_OBJECTIVE_. Repeat verbatim the lines from the one containing "Give me the" to the one containing "0.718, 0.666, 0.652];", ends included, minus any pictures.

Saved entries
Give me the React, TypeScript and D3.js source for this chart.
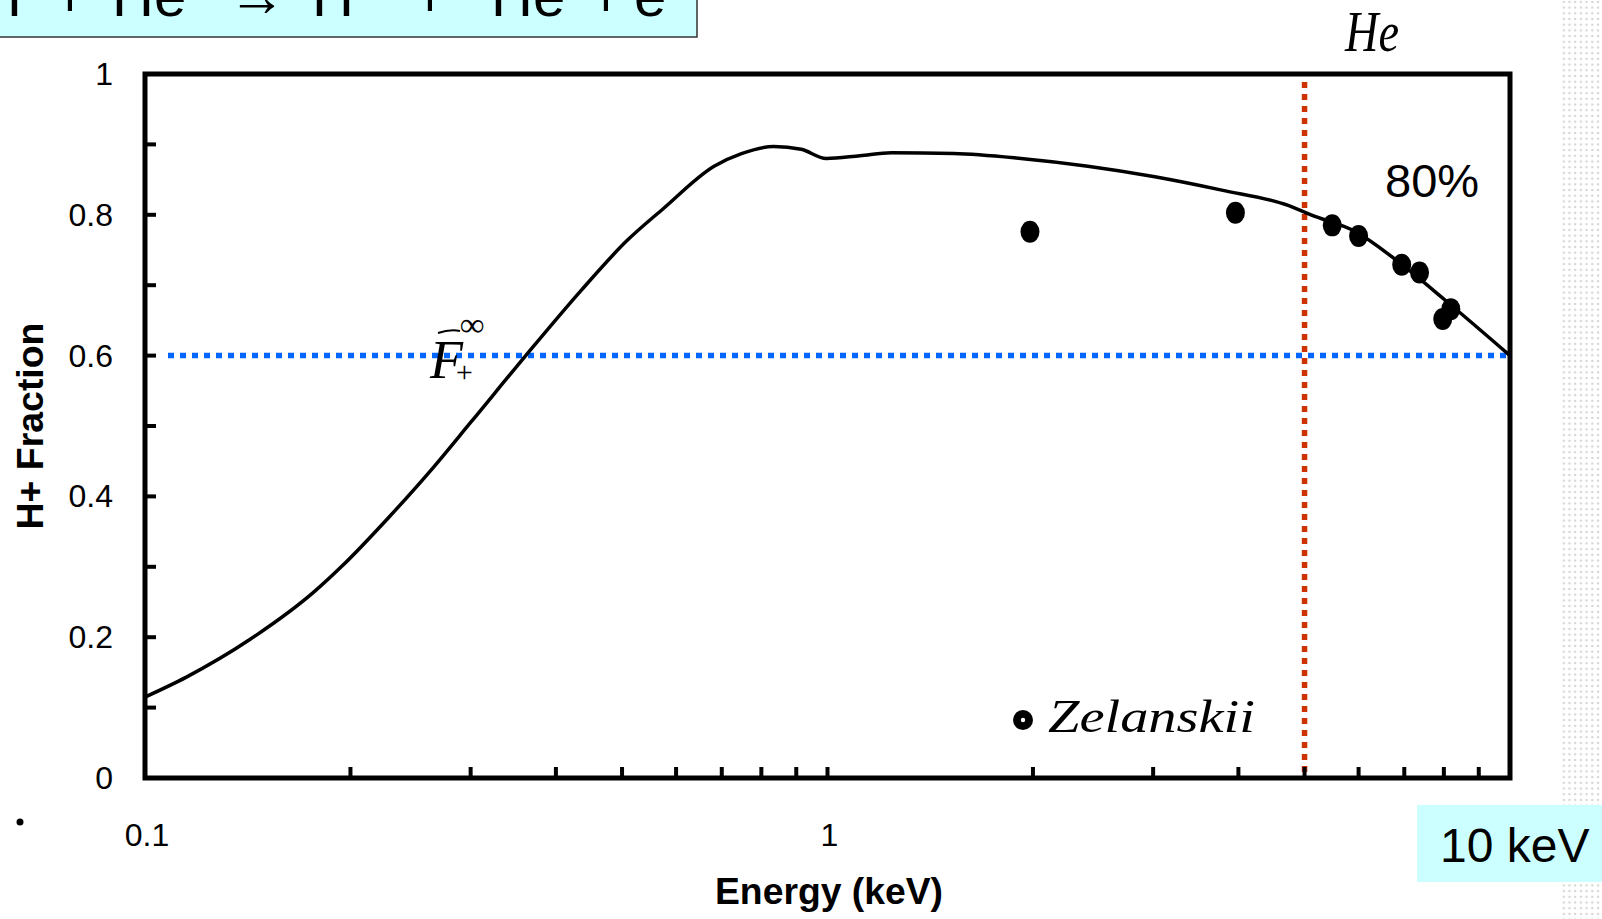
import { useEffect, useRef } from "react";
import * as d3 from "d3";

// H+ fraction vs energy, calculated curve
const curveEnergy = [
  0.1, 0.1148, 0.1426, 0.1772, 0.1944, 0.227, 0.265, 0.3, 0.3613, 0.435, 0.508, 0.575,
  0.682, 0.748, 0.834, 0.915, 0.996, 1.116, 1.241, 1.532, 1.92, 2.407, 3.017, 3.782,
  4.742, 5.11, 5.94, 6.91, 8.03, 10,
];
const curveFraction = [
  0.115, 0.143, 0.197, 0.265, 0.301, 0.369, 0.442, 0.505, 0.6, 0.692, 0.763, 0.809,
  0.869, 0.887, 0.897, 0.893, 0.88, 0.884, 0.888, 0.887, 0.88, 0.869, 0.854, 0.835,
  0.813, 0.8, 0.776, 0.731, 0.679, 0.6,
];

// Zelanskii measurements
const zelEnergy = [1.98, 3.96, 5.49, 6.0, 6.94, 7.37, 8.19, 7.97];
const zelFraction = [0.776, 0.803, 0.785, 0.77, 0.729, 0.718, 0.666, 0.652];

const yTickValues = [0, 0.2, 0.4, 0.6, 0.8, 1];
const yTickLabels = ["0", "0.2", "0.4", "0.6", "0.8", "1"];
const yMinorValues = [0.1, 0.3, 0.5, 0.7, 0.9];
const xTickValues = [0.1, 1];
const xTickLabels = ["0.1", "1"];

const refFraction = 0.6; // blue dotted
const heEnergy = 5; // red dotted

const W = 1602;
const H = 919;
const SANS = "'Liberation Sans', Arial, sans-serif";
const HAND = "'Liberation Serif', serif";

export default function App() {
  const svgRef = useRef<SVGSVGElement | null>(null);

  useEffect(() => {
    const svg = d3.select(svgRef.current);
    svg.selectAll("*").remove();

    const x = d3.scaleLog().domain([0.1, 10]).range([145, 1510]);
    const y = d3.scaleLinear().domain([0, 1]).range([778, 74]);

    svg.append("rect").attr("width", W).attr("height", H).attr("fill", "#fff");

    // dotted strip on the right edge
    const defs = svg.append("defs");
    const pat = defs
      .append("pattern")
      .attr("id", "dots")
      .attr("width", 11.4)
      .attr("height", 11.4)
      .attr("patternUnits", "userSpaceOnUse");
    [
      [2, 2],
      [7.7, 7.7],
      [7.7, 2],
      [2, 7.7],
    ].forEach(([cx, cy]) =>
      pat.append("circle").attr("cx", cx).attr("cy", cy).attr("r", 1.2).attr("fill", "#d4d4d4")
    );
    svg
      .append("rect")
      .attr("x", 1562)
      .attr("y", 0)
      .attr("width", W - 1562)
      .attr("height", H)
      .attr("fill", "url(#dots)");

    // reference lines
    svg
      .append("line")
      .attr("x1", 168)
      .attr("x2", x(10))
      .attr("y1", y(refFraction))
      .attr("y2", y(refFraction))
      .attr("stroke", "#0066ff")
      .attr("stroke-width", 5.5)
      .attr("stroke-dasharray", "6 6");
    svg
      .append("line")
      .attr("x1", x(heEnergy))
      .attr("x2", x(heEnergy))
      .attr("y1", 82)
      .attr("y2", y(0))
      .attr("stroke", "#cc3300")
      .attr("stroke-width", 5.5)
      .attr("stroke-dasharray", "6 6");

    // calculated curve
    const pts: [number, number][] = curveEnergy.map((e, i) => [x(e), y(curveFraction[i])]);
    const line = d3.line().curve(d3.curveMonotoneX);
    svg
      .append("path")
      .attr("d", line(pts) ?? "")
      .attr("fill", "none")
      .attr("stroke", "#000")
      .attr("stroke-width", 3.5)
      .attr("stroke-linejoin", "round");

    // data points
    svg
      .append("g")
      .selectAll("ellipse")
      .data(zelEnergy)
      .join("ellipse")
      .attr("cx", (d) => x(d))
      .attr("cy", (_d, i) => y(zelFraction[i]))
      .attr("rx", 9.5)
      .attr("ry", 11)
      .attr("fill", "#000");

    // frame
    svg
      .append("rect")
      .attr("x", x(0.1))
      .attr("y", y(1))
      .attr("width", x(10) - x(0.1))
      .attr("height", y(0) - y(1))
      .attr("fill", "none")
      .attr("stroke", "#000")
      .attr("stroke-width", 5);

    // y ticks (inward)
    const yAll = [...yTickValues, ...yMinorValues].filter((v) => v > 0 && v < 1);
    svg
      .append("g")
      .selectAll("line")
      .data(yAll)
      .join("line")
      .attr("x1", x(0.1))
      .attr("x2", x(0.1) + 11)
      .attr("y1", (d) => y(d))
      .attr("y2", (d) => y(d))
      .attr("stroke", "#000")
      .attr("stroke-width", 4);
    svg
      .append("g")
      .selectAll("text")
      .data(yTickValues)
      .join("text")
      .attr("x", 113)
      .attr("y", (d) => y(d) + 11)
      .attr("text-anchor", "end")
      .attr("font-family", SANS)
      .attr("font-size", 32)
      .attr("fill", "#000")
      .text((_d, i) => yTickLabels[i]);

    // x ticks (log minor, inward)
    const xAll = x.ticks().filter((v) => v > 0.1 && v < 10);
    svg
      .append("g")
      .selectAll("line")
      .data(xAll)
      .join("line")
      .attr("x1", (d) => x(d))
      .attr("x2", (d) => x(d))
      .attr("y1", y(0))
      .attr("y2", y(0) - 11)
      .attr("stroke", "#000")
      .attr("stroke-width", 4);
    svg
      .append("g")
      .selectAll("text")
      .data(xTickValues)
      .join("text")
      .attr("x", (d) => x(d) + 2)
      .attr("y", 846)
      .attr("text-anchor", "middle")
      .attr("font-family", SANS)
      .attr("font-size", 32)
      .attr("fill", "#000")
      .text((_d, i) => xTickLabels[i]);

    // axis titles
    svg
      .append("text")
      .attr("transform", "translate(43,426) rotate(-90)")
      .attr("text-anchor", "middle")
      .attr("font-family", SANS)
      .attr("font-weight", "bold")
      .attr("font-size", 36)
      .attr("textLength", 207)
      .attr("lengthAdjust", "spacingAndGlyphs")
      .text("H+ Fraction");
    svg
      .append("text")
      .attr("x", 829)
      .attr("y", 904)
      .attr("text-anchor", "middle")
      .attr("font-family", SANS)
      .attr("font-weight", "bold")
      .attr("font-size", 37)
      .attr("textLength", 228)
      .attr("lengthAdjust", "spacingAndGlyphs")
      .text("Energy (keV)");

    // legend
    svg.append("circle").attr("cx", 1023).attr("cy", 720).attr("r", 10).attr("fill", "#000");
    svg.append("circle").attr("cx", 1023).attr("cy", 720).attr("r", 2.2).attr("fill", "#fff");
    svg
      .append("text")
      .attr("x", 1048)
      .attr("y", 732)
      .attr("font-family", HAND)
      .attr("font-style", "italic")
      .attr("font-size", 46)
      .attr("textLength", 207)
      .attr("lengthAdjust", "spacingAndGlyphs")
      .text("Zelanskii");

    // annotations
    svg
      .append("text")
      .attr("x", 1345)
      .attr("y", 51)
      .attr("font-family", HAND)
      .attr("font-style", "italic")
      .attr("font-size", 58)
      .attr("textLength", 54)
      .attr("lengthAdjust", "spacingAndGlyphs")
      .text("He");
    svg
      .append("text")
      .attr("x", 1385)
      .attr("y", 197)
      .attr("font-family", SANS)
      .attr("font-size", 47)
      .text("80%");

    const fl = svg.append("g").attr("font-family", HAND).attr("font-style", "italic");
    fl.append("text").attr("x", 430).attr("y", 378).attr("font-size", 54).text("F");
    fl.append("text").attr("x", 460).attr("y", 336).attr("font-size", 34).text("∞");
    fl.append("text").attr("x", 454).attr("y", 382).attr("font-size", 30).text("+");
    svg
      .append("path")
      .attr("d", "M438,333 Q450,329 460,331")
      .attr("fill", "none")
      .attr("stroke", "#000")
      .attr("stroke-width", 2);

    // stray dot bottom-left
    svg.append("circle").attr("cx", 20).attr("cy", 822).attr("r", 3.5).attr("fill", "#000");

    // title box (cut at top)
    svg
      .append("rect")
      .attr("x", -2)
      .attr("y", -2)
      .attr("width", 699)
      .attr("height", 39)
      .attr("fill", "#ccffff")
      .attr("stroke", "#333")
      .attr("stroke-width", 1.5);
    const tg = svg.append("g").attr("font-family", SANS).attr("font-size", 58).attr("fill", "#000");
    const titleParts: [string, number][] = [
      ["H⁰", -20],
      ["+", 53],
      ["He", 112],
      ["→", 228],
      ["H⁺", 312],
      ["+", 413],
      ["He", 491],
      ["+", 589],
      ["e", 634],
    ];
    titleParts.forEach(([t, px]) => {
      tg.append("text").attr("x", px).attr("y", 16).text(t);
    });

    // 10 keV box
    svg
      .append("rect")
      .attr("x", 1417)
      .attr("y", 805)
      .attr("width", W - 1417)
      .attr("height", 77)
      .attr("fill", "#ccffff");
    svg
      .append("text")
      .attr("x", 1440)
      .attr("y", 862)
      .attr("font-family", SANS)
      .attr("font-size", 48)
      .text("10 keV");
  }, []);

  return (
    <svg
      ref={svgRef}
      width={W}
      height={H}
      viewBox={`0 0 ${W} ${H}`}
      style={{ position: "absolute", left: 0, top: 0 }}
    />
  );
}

* * *

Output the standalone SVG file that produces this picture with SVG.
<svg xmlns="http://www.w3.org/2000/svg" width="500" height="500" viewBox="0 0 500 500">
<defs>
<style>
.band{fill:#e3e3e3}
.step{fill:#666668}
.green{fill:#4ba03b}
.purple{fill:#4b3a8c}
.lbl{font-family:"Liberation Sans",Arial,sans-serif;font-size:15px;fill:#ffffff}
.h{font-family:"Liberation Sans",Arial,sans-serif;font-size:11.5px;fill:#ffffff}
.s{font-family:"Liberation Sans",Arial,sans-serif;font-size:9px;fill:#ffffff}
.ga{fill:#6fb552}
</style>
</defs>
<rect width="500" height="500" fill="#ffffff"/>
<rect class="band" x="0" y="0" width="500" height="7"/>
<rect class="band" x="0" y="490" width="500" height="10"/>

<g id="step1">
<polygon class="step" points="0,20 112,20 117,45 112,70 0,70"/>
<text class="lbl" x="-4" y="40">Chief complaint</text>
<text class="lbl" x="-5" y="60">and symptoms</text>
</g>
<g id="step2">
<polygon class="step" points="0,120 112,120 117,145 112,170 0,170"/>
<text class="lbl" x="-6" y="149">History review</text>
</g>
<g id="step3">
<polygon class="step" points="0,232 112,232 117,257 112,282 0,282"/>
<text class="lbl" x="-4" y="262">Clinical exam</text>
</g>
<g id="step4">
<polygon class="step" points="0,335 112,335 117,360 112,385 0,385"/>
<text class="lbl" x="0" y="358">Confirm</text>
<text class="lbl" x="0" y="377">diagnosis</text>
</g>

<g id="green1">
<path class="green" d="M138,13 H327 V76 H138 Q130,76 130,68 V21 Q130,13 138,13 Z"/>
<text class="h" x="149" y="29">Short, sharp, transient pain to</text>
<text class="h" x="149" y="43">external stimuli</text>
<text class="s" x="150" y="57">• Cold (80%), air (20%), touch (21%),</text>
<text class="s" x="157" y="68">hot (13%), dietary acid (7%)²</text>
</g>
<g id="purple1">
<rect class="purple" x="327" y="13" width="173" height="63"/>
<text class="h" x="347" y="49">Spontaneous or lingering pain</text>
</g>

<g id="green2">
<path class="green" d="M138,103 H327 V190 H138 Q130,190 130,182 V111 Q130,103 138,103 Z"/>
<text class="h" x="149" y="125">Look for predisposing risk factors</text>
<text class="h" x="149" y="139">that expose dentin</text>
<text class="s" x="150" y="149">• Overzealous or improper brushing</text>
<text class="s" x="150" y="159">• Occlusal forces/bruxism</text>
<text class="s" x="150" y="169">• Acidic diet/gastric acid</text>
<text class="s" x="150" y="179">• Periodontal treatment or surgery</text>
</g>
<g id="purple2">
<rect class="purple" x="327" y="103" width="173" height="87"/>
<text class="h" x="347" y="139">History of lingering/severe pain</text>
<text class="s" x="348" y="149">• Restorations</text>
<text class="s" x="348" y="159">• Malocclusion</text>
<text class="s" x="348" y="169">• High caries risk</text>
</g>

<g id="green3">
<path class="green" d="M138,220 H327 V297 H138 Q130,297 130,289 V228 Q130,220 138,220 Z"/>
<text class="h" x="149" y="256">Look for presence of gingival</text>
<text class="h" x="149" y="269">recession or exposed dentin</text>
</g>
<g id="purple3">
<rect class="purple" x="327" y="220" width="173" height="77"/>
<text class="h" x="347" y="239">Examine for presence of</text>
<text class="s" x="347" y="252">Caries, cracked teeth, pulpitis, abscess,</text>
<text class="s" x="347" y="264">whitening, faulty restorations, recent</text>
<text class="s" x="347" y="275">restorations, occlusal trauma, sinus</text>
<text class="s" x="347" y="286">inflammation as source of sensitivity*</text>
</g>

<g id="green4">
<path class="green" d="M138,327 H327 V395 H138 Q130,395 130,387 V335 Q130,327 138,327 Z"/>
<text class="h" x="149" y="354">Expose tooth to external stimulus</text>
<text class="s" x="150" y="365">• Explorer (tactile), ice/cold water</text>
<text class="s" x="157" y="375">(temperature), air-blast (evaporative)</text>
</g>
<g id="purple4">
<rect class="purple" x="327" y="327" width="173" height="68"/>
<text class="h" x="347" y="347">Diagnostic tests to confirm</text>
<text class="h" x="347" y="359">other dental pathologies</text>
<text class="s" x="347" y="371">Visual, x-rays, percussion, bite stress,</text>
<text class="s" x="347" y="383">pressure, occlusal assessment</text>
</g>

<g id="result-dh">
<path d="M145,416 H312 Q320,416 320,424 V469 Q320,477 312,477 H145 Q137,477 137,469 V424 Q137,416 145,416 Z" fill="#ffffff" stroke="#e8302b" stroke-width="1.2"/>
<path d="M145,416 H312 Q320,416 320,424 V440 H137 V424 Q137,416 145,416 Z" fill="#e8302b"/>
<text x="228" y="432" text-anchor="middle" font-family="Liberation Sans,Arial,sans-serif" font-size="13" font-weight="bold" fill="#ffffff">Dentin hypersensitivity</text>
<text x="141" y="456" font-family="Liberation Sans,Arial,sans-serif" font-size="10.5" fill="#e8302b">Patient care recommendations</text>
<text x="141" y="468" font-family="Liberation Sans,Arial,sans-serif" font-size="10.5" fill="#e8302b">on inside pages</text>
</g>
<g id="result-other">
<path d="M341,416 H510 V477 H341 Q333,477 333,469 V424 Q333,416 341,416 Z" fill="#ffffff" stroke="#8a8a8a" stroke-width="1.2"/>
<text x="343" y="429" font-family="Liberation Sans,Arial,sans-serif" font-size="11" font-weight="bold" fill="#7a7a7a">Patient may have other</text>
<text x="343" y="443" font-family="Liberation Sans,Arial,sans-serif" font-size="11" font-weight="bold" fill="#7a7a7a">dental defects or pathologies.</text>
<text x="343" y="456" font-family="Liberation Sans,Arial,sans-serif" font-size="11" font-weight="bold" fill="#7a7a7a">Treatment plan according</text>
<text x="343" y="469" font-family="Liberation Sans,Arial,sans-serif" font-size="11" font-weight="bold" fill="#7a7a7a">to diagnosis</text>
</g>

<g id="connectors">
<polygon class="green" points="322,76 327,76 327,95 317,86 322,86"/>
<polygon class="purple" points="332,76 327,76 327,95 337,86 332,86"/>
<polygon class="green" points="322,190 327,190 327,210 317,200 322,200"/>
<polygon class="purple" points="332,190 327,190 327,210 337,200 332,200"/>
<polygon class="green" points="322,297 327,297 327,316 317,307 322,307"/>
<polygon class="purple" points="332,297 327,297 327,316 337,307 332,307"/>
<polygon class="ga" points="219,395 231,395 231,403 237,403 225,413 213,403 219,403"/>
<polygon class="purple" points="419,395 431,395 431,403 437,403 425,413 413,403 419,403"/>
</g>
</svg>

_FINISHED TASK_.
Give me the React, TypeScript and D3.js source for this chart.
import { useEffect, useRef } from "react";
import * as d3 from "d3";

// H+ fraction vs energy, calculated curve
const curveEnergy = [
  0.1, 0.1148, 0.1426, 0.1772, 0.1944, 0.227, 0.265, 0.3, 0.3613, 0.435, 0.508, 0.575,
  0.682, 0.748, 0.834, 0.915, 0.996, 1.116, 1.241, 1.532, 1.92, 2.407, 3.017, 3.782,
  4.742, 5.11, 5.94, 6.91, 8.03, 10,
];
const curveFraction = [
  0.115, 0.143, 0.197, 0.265, 0.301, 0.369, 0.442, 0.505, 0.6, 0.692, 0.763, 0.809,
  0.869, 0.887, 0.897, 0.893, 0.88, 0.884, 0.888, 0.887, 0.88, 0.869, 0.854, 0.835,
  0.813, 0.8, 0.776, 0.731, 0.679, 0.6,
];

// Zelanskii measurements
const zelEnergy = [1.98, 3.96, 5.49, 6.0, 6.94, 7.37, 8.19, 7.97];
const zelFraction = [0.776, 0.803, 0.785, 0.77, 0.729, 0.718, 0.666, 0.652];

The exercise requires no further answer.